DataStage Parallel Processing
Following figure represents one of the simplest jobs you could have — a data source,
a Transformer (conversion) stage, and the data target. The links between the
stages represent the flow of data into or out of a stage.
In a parallel job, each stage would normally (but not always) correspond to a
process. You can have multiple instances of each process to run on the available
processors in your system.
A parallel DataStage job incorporates two basic types of parallel processing —
pipeline and partitioning. Both of these methods are used at runtime by the
Information Server engine to execute the simple job shown in Figure 1-8.

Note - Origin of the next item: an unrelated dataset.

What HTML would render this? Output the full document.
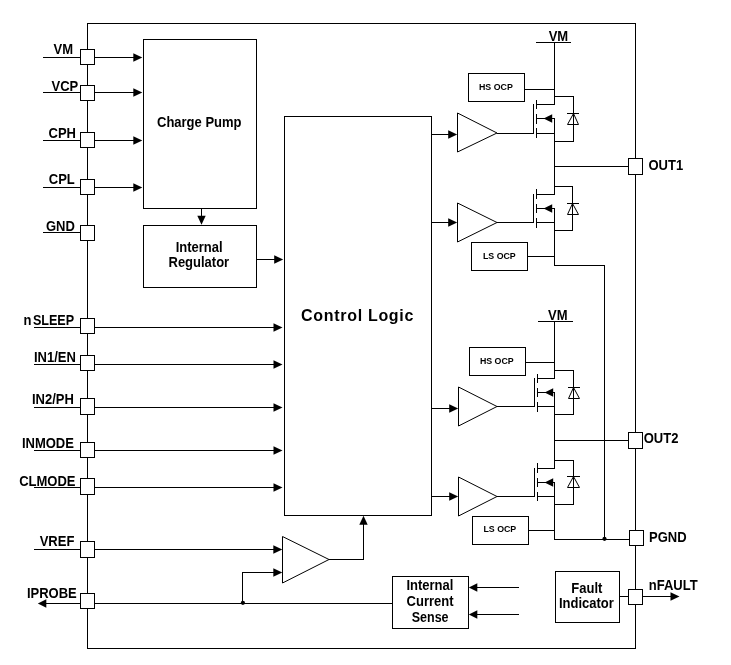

To the DataStage developer, this job would appear the same on your Designer
canvas, but you can optimize it through advanced properties.
Pipeline parallelism
In the following example, all stages run concurrently, even in a single-node
configuration. As data is read from the Oracle source, it is passed to the
Transformer stage for transformation, where it is then passed to the DB2
target. Instead of waiting for all source data to be read, as soon as the source
data stream starts to produce rows, these are passed to the subsequent
stages. This method is called pipeline parallelism, and all three stages in our
example operate simultaneously regardless of the degree of parallelism of the
configuration file. The Information Server Engine always executes jobs with
pipeline parallelism.
If you ran the example job on a system with multiple processors, the stage
reading would start on one processor and start filling a pipeline with the data it
had read. The transformer stage would start running as soon as there was
data in the pipeline, process it and start filling another pipeline. The stage
writing the transformed data to the target database would similarly start
writing as soon as there was data available. Thus all three stages are
operating simultaneously.
Partition parallelism
When large volumes of data are involved, you can use the power of parallel
processing to your best advantage by partitioning the data into a number of
separate sets, with each partition being handled by a separate instance of the
job stages. Partition parallelism is accomplished at runtime, instead of a
manual process that would be required by traditional systems.
The DataStage developer only needs to specify the algorithm to partition the
data, not the degree of parallelism or where the job will execute. Using
partition parallelism the same job would effectively be run simultaneously by
several processors, each handling a separate subset of the total data. At the
end of the job the data partitions can be collected back together again and
written to a single data source. This is shown in following figure.
Attention: You do not need multiple processors to run in parallel. A single
processor is capable of running multiple concurrent processes.
Partition parallelism
Combining pipeline and partition parallelism
The Information Server engine combines pipeline and partition parallel
processing to achieve even greater performance gains. In this scenario you
would have stages processing partitioned data and filling pipelines so the
next one could start on that partition before the previous one had finished.
This is shown in the following figure.
In some circumstances you might want to actually re-partition your data between
stages. This could happen, for example, where you want to group data
differently. Suppose that you have initially processed data based on customer
last name, but now you want to process on data grouped by zip code. You will
have to re-partition to ensure that all customers sharing the same zip code are in
the same group. DataStage allows you to re-partition between stages as and
when necessary. With the Information Server engine, re-partitioning happens in
memory between stages, instead of writing to disk.